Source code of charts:
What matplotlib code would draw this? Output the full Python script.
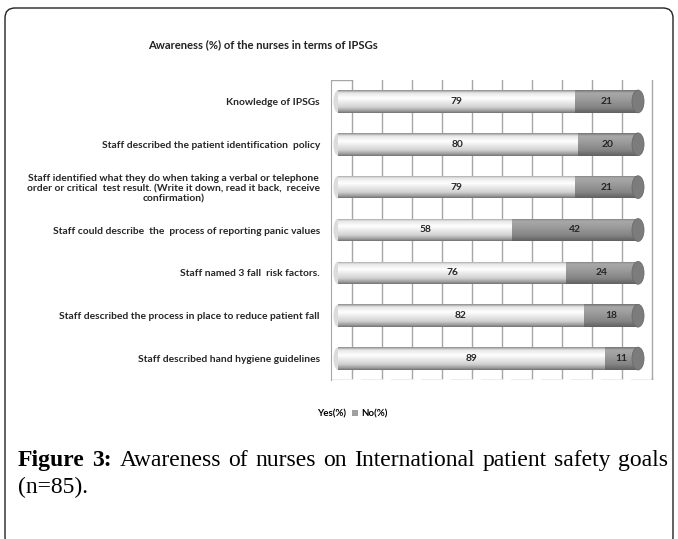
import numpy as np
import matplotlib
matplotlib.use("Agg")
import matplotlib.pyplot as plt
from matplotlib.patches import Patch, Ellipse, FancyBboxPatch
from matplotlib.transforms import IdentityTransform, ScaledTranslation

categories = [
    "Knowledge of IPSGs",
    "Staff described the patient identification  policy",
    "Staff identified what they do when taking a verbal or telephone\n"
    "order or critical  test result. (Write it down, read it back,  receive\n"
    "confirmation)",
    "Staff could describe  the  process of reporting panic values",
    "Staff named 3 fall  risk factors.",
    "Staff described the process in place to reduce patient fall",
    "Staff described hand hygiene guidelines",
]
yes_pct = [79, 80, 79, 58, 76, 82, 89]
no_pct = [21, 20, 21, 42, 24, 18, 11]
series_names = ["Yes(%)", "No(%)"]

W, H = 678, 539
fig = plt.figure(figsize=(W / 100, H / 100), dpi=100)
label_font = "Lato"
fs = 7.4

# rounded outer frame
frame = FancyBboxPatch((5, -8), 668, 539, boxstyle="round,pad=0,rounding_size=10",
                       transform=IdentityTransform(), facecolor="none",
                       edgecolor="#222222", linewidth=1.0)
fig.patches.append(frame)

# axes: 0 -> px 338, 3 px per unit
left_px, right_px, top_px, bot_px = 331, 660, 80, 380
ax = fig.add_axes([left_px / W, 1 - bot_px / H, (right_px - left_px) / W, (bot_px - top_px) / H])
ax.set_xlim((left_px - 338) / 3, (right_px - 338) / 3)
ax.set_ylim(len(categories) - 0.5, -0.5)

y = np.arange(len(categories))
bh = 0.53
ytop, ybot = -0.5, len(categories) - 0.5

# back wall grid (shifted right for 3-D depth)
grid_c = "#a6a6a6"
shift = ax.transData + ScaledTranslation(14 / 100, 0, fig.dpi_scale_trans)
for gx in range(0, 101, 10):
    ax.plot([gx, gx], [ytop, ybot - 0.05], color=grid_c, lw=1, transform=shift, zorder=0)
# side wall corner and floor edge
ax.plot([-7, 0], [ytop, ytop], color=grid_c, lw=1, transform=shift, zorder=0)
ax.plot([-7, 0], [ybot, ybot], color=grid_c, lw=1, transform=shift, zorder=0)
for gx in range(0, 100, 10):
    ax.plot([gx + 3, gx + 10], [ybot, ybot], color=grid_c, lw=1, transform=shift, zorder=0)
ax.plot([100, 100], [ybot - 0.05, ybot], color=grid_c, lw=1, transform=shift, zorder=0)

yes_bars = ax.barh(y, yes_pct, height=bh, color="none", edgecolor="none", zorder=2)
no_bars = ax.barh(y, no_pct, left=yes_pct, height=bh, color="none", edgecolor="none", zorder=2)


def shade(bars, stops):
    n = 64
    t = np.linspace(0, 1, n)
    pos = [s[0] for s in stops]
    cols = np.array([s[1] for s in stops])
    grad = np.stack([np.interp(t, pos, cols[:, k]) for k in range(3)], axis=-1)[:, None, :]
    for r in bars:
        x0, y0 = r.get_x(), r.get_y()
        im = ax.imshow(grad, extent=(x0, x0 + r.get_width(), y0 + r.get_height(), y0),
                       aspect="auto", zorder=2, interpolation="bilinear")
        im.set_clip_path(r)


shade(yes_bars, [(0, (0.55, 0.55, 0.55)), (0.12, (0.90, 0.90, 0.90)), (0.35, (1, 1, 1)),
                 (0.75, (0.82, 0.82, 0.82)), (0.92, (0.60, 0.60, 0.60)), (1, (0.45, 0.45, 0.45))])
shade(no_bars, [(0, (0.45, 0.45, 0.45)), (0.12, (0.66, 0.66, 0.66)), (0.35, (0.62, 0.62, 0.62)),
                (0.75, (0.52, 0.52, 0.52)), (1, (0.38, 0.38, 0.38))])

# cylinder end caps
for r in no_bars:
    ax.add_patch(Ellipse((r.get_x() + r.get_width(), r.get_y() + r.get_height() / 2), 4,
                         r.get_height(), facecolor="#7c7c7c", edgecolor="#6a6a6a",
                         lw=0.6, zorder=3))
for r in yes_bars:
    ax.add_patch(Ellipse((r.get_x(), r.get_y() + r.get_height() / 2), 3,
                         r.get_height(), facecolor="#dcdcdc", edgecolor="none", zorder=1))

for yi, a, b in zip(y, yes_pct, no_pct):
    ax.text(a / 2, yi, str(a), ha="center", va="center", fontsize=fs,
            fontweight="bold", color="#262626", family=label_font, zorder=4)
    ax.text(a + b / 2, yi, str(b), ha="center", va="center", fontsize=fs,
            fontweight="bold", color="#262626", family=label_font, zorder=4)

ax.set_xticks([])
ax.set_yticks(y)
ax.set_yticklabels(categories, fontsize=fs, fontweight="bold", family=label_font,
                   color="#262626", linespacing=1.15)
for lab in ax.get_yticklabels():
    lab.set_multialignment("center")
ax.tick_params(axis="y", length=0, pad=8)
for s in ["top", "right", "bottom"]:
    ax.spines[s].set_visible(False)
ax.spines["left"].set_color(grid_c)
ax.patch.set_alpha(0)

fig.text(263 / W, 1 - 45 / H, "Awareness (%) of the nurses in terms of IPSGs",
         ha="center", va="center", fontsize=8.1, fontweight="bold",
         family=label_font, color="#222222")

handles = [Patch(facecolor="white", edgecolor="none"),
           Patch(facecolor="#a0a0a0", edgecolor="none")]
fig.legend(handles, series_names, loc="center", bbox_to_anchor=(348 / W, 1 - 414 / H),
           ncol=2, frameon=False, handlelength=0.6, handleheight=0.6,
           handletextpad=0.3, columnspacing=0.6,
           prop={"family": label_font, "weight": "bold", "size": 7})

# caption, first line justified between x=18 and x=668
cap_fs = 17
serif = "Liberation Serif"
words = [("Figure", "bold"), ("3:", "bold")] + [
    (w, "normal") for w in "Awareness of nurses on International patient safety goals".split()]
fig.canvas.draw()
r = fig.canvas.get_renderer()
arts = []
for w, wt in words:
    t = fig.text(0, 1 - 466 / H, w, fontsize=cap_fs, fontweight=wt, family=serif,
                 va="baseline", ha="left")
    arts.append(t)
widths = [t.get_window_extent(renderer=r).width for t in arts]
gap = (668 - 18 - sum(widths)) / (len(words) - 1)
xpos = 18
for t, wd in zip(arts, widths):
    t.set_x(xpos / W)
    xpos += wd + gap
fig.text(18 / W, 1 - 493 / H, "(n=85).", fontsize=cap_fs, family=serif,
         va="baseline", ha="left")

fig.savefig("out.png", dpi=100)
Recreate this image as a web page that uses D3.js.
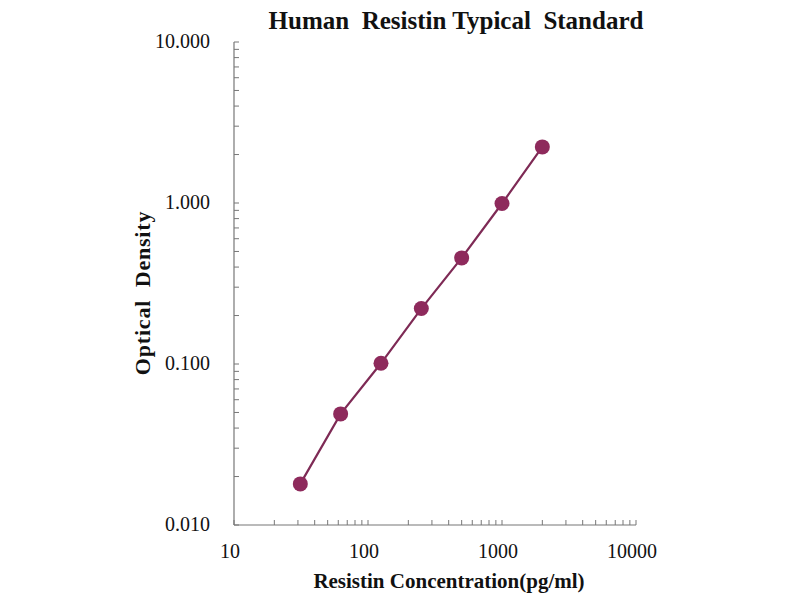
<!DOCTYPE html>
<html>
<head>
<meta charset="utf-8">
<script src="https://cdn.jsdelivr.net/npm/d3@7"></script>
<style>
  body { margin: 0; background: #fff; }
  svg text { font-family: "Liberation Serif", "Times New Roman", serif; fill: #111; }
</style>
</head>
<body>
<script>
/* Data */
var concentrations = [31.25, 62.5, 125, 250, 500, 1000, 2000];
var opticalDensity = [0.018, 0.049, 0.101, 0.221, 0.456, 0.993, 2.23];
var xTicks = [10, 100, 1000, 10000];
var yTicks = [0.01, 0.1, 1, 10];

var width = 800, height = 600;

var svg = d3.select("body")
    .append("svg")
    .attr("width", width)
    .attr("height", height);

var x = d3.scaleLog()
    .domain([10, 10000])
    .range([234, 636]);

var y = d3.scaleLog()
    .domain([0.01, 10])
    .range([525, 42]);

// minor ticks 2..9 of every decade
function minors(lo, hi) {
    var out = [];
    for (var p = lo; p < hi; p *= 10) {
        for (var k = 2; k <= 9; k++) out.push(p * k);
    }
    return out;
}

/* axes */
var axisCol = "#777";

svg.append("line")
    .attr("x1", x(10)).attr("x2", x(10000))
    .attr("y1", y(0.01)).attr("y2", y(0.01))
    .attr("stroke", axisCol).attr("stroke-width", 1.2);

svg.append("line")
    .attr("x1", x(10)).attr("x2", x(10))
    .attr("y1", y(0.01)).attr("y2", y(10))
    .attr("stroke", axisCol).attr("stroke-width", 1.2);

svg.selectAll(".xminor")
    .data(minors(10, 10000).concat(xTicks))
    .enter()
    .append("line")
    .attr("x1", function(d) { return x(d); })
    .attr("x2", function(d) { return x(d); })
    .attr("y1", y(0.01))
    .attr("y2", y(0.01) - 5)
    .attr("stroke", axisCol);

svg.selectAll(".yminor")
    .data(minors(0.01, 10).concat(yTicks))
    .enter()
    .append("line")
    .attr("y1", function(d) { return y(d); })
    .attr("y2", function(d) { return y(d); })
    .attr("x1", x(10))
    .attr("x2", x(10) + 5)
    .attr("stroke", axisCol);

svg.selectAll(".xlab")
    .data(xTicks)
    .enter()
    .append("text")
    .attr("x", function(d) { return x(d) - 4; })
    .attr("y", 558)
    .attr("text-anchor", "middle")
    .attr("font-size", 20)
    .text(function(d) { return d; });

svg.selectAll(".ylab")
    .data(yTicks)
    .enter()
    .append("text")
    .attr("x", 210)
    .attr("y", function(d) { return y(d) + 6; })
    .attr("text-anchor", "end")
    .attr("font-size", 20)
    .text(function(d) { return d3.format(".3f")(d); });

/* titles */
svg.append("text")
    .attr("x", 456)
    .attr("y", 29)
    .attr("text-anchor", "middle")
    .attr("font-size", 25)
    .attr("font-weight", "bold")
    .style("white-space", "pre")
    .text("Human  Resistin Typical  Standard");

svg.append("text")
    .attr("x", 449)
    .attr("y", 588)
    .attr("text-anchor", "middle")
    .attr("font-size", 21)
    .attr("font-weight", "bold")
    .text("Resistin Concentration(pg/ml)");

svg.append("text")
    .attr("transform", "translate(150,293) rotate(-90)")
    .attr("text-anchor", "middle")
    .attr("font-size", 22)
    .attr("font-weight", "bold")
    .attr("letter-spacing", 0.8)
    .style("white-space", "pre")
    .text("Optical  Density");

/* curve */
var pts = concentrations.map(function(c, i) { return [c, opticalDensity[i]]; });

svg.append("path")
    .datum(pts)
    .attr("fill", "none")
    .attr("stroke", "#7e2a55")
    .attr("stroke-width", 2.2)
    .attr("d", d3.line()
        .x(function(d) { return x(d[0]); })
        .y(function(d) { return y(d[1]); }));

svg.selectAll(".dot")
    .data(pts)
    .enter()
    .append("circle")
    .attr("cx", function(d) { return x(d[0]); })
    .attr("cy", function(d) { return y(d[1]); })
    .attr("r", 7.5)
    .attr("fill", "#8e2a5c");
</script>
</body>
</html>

* **GOAL**: Return nothing but the lines running from the start of the data to the line with "ytop, ybot = -0.5, len(categories) - 0.5", please, both ends included and no pictures.

* **WRITTEN SOLUTION**:
What matplotlib code would draw this? Output the full Python script.
import numpy as np
import matplotlib
matplotlib.use("Agg")
import matplotlib.pyplot as plt
from matplotlib.patches import Patch, Ellipse, FancyBboxPatch
from matplotlib.transforms import IdentityTransform, ScaledTranslation

categories = [
    "Knowledge of IPSGs",
    "Staff described the patient identification  policy",
    "Staff identified what they do when taking a verbal or telephone\n"
    "order or critical  test result. (Write it down, read it back,  receive\n"
    "confirmation)",
    "Staff could describe  the  process of reporting panic values",
    "Staff named 3 fall  risk factors.",
    "Staff described the process in place to reduce patient fall",
    "Staff described hand hygiene guidelines",
]
yes_pct = [79, 80, 79, 58, 76, 82, 89]
no_pct = [21, 20, 21, 42, 24, 18, 11]
series_names = ["Yes(%)", "No(%)"]

W, H = 678, 539
fig = plt.figure(figsize=(W / 100, H / 100), dpi=100)
label_font = "Lato"
fs = 7.4

# rounded outer frame
frame = FancyBboxPatch((5, -8), 668, 539, boxstyle="round,pad=0,rounding_size=10",
                       transform=IdentityTransform(), facecolor="none",
                       edgecolor="#222222", linewidth=1.0)
fig.patches.append(frame)

# axes: 0 -> px 338, 3 px per unit
left_px, right_px, top_px, bot_px = 331, 660, 80, 380
ax = fig.add_axes([left_px / W, 1 - bot_px / H, (right_px - left_px) / W, (bot_px - top_px) / H])
ax.set_xlim((left_px - 338) / 3, (right_px - 338) / 3)
ax.set_ylim(len(categories) - 0.5, -0.5)

y = np.arange(len(categories))
bh = 0.53
ytop, ybot = -0.5, len(categories) - 0.5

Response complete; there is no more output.